Friday, October 14, 2016

Mokdong Archery Experience

Traditionally, Korean archery is a meditation sport and so when there was a posting through Yeoksam Global Village Center for archery participants, I was eager to give the reflective Korean archery a try. Was slightly disappointed when I got to the Mokdong Archery Experience area and discovered it was western archery we would be giving a try. Well, new experience there too but I knew we wouldn't be taught any kind of self-reflection or skills on "the movement of tranquillity" in shooting but rather would just be focused on hitting the target and having a good time while doing so.

Directly beside our practice shooting range was a Korean archery range, and another beyond it. During our two hours of basic target practice, three other groups walked in to exercise their minds while shooting. They followed some of the principles of Korean archery like not shooting alone, not congratulating each other or themselves on good shots or making comments on poor shots, but I think their shooting was not very peaceful or reflective. Our group of Westerners was loud and silly and having a great time. If we were practicing Korean archery, we would have had to be silent, reflective and be more attentive of others while shooting. The other groups kept looking over at us and I feel we disturbed their reflection; however, they seemed rather to be entertained. But then to shoot at this particularly range in a downtown area beside a busy riverside, they could only expect noise, so I would think that this range is more of a stress outlet than a spiritual journey for them.

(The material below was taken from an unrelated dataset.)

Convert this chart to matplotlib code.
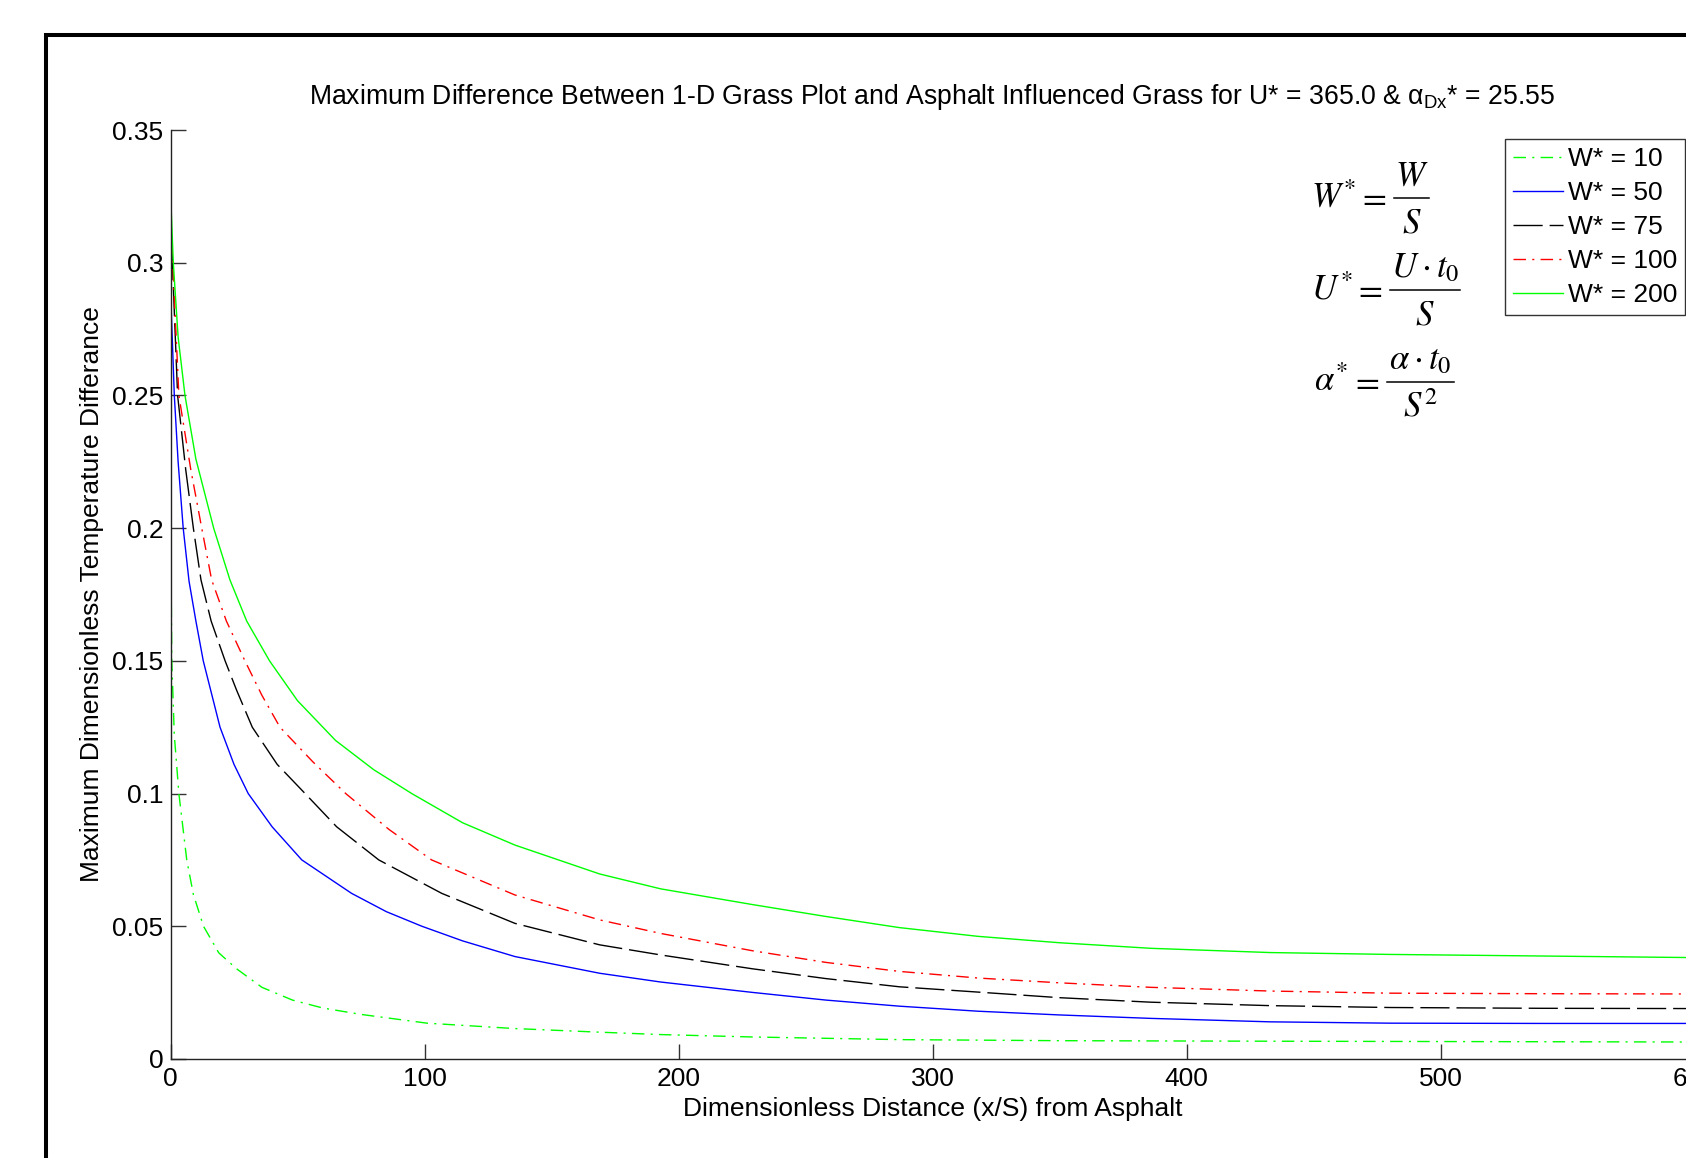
import matplotlib
matplotlib.use('Agg')
import matplotlib.pyplot as plt
from matplotlib.patches import Rectangle
from matplotlib.lines import Line2D

plt.rcParams['font.family'] = ['Liberation Sans', 'DejaVu Sans']
plt.rcParams['mathtext.rm'] = 'Liberation Sans'
plt.rcParams['mathtext.it'] = 'Liberation Sans:italic'
plt.rcParams['mathtext.bf'] = 'Liberation Sans:bold'

# ---------------- data ----------------
x_w10 = [0, 0.5, 1.5, 3.3, 6.4, 9, 13, 19, 26, 36, 48, 60, 75, 101, 135, 166.5,
         193, 229, 287, 350, 433, 600]
y_w10 = [0.212, 0.150, 0.122, 0.100, 0.075, 0.062, 0.050, 0.040, 0.034, 0.027,
         0.0222, 0.0192, 0.0168, 0.0135, 0.0115, 0.0102, 0.0092, 0.0083, 0.0073,
         0.0069, 0.0067, 0.0064]

x_w50 = [0, 1.5, 3, 5, 7.3, 10, 12.9, 19.5, 25, 30.6, 40, 51.7, 71.3, 85, 99, 115,
         135.6, 169, 193, 229, 258, 287, 318, 350, 386, 433, 480, 540, 600]
y_w50 = [0.290, 0.250, 0.225, 0.200, 0.180, 0.165, 0.150, 0.125, 0.111, 0.100,
         0.0875, 0.075, 0.0624, 0.0555, 0.050, 0.0445, 0.0386, 0.0323, 0.0290,
         0.0251, 0.0222, 0.0199, 0.0180, 0.0166, 0.0153, 0.0140, 0.0135, 0.0134,
         0.0134]

x_w75 = [0, 2.8, 6, 9, 12, 16, 21.5, 26, 32.2, 42, 53, 65.4, 82, 106.8, 135.6, 169,
         193, 229, 258, 287, 318, 350, 386, 433, 480, 540, 600]
y_w75 = [0.318, 0.250, 0.222, 0.200, 0.1805, 0.165, 0.150, 0.139, 0.125, 0.111,
         0.100, 0.0875, 0.075, 0.0624, 0.0511, 0.0430, 0.0392, 0.0340, 0.0303,
         0.0272, 0.0252, 0.0231, 0.0214, 0.0201, 0.0194, 0.0191, 0.0190]

x_w100 = [0, 3.3, 8, 12.3, 16.2, 22, 29.3, 36, 43.1, 56, 69, 86, 102.8, 135.6, 169,
          193, 229, 258, 287, 318, 350, 386, 433, 480, 540, 600]
y_w100 = [0.318, 0.250, 0.222, 0.200, 0.1805, 0.165, 0.150, 0.137, 0.125, 0.112,
          0.100, 0.0865, 0.075, 0.0618, 0.0524, 0.0473, 0.0408, 0.0364, 0.0330,
          0.0305, 0.0287, 0.0270, 0.0256, 0.0248, 0.0246, 0.0245]

x_w200 = [0, 1.1, 3, 5.7, 10, 17, 23.4, 30, 39, 50, 65, 80, 95, 115, 135.6, 169,
          193, 229, 258, 287, 318, 350, 386, 433, 480, 540, 600]
y_w200 = [0.327, 0.300, 0.272, 0.250, 0.226, 0.200, 0.1805, 0.165, 0.150, 0.135,
          0.120, 0.109, 0.100, 0.089, 0.0806, 0.0697, 0.0641, 0.0582, 0.0537,
          0.0495, 0.0462, 0.0438, 0.0417, 0.0401, 0.0394, 0.0388, 0.0382]

series_labels = ['W* = 10', 'W* = 50', 'W* = 75', 'W* = 100', 'W* = 200']
x_ticks = [0, 100, 200, 300, 400, 500, 600]
x_tick_labels = ['0', '100', '200', '300', '400', '500', '600']
y_ticks = [0, 0.05, 0.1, 0.15, 0.2, 0.25, 0.3, 0.35]
y_tick_labels = ['0', '0.05', '0.1', '0.15', '0.2', '0.25', '0.3', '0.35']

title_text = ('Maximum Difference Between 1-D Grass Plot and Asphalt Influenced Grass '
              'for U* = 365.0 & \u03b1$_{\\mathrm{Dx}}$* = 25.55')
x_label = 'Dimensionless Distance (x/S) from Asphalt'
y_label = 'Maximum Dimensionless Temperature Differance'

# ---------------- figure ----------------
W, H = 1686, 1158
fig = plt.figure(figsize=(W / 100, H / 100), dpi=100)
fig.patch.set_facecolor('white')

# outer black frame (cropped at right/bottom)
fig.add_artist(Rectangle((46 / W, -0.5), 2.0, 0.5 + (H - 35) / H,
                         transform=fig.transFigure, fill=False,
                         lw=2.9, ec='black', clip_on=False))

ax_left, ax_right = 170.5, 1694.5
ax_top, ax_bottom = 130, 1059
ax = fig.add_axes([ax_left / W, (H - ax_bottom) / H,
                   (ax_right - ax_left) / W, (ax_bottom - ax_top) / H])

dashdot = (0, (9, 4.5, 1.5, 4.5))
dashed = (0, (21, 5))
styles = [
    dict(color='#00FF00', linestyle=dashdot),
    dict(color='#0000FF', linestyle='-'),
    dict(color='black', linestyle=dashed),
    dict(color='#FF0000', linestyle=dashdot),
    dict(color='#00FF00', linestyle='-'),
]
xs = [x_w10, x_w50, x_w75, x_w100, x_w200]
ys = [y_w10, y_w50, y_w75, y_w100, y_w200]
handles = []
for xv, yv, st, lab in zip(xs, ys, styles, series_labels):
    h, = ax.plot(xv, yv, lw=1.0, label=lab, **st)
    handles.append(h)

ax.set_xlim(0, 600)
ax.set_ylim(0, 0.35)
ax.set_xticks(x_ticks)
ax.set_xticklabels(x_tick_labels)
ax.set_yticks(y_ticks)
ax.set_yticklabels(y_tick_labels)
for s in ['top', 'right']:
    ax.spines[s].set_visible(False)
for s in ['left', 'bottom']:
    ax.spines[s].set_linewidth(1.0)
    ax.spines[s].set_color('#222222')
ax.tick_params(direction='in', length=10.8, width=1.0, color='#333333',
               labelsize=19, labelcolor='black')
ax.tick_params(axis='x', pad=6)
ax.tick_params(axis='y', pad=5)

ax.set_xlabel(x_label, fontsize=19)
ax.xaxis.set_label_coords(0.5, -0.041)
ax.set_ylabel(y_label, fontsize=19)
ax.yaxis.set_label_coords(-0.0436, 0.5)

fig.text(932 / W, 1 - 104.5 / H, title_text, fontsize=19.2, ha='center',
         va='baseline', math_fontfamily='custom')

leg = ax.legend(handles=handles, loc='upper left',
                bbox_to_anchor=(1505 / W, 1 - 139 / H),
                bbox_transform=fig.transFigure, fontsize=19, frameon=True,
                fancybox=False, edgecolor='#333333', framealpha=1,
                handlelength=1.9, handletextpad=0.19, borderpad=0.3,
                labelspacing=0.38, borderaxespad=0)
leg.get_frame().set_linewidth(1.0)

# dimensionless definitions, laid out as stacked fractions
eq_lhs = [r'$W^{*}$', r'$U^{*}$', r'$\alpha^{*}$']
eq_num = [r'$W$', r'$U\cdot t_{0}$', r'$\alpha\cdot t_{0}$']
eq_den = [r'$S$', r'$S$', r'$S^{2}$']
eq_left = [1310.7, 1310.7, 1314.0]
eq_equals_x = [1357, 1353, 1350]
eq_bar_y = [198.3, 290, 381.7]
eq_bar_x = [(1394, 1429), (1390, 1460), (1387, 1454)]
for lhs, num, den, lx, ex, by, (bx0, bx1) in zip(eq_lhs, eq_num, eq_den, eq_left,
                                                 eq_equals_x, eq_bar_y, eq_bar_x):
    base = 1 - (by + 9) / H
    fig.text(lx / W, base, lhs, fontsize=25, ha='left', va='baseline',
             math_fontfamily='stix')
    fig.text(ex / W, base, r'$=$', fontsize=25, ha='left', va='baseline',
             math_fontfamily='stix')
    cx = (bx0 + bx1) / 2
    fig.text(cx / W, 1 - (by - 12.5) / H, num, fontsize=25, ha='center',
             va='baseline', math_fontfamily='stix')
    fig.text(cx / W, 1 - (by + 34.5) / H, den, fontsize=25, ha='center',
             va='baseline', math_fontfamily='stix')
    fig.add_artist(Line2D([bx0 / W, bx1 / W], [1 - by / H, 1 - by / H],
                          transform=fig.transFigure, color='black', lw=1.1))

fig.savefig('out.png', dpi=100)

Our archery instructor had the patience of a saint as he tried to organize us untamed and untrained westerners into some kind of order. Unlike the traditional Korean method of training archers, training western archers must be like trying to herd cats.

Our brave instructor walking in front of young untrained archers with arrows in their bows. We were pretty good, however, about obeying his command to stop shooting and retrieve arrows and then his command for us to collective string our bows again.

The range wasn't even 10 meters away, but the point of this exercise was to give us experience in shooting and to learn how to control our bow and aim. The traditional Korean bows don't have an aiming devise on the bow but are aimed through mind control and feelings centered in the mind/heart.

After several tries, most of us were hitting within the target and some were pretty consistently hitting near the bull's eye.

Our group of young archers. From the languages and comments I heard, we represented a wide variety of Western backgrounds. From my end of the shooting range, there were two Americans, a Canadian, a couple of Germans, several Russians, and a Philippina ... a fairly good ethnic representation of foreigner workers and students in Korea.